WORK REQUIRED :: In the listing below, locate the lines bearing the word "this". Copy every one of them.

Plotting code records:
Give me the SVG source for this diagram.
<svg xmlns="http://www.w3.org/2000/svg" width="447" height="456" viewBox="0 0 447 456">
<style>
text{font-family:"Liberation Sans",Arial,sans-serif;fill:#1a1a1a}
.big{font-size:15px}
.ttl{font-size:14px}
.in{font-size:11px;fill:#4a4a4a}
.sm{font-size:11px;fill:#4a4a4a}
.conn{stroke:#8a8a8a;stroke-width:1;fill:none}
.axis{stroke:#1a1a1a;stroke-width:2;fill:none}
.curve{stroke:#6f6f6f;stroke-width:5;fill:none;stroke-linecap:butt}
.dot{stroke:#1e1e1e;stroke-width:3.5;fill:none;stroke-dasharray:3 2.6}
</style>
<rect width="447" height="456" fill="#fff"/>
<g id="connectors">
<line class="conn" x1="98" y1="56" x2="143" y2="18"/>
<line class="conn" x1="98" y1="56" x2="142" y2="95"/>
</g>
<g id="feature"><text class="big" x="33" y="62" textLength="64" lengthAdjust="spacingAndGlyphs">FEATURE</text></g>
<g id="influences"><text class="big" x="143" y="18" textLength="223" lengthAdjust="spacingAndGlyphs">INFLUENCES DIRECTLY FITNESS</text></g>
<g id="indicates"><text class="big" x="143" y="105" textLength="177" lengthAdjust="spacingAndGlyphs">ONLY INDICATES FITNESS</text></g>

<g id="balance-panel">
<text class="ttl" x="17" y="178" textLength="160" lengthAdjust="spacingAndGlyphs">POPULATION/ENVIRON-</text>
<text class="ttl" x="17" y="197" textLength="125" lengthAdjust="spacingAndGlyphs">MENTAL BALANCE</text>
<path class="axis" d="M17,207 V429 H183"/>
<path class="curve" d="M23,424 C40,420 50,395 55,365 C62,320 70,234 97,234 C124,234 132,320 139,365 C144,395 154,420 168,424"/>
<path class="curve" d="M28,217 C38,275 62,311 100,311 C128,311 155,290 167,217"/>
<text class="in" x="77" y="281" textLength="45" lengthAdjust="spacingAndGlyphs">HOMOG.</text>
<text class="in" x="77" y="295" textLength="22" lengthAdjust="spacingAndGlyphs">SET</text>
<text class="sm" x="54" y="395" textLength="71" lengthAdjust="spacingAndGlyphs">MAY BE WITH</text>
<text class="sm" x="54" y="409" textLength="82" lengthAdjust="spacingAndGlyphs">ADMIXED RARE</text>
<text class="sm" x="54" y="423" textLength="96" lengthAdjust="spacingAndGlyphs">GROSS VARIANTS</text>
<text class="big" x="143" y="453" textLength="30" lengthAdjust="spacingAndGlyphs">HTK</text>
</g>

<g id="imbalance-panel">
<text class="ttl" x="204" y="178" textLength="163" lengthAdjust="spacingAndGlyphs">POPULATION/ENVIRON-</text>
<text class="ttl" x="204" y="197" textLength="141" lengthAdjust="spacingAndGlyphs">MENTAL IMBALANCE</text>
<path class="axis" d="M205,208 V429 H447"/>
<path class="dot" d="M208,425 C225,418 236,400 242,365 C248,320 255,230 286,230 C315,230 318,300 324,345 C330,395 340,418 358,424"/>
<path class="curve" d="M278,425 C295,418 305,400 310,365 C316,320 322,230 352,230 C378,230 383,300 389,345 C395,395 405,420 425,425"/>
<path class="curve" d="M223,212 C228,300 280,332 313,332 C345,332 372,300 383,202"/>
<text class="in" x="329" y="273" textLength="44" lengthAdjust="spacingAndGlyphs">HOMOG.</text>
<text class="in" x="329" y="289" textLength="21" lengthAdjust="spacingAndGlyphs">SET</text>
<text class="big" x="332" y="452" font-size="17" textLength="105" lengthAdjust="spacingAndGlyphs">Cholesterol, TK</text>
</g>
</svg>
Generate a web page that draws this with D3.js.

TASK ANSWER ::
Give me the SVG source for this diagram.
Generate a web page that draws this with D3.js.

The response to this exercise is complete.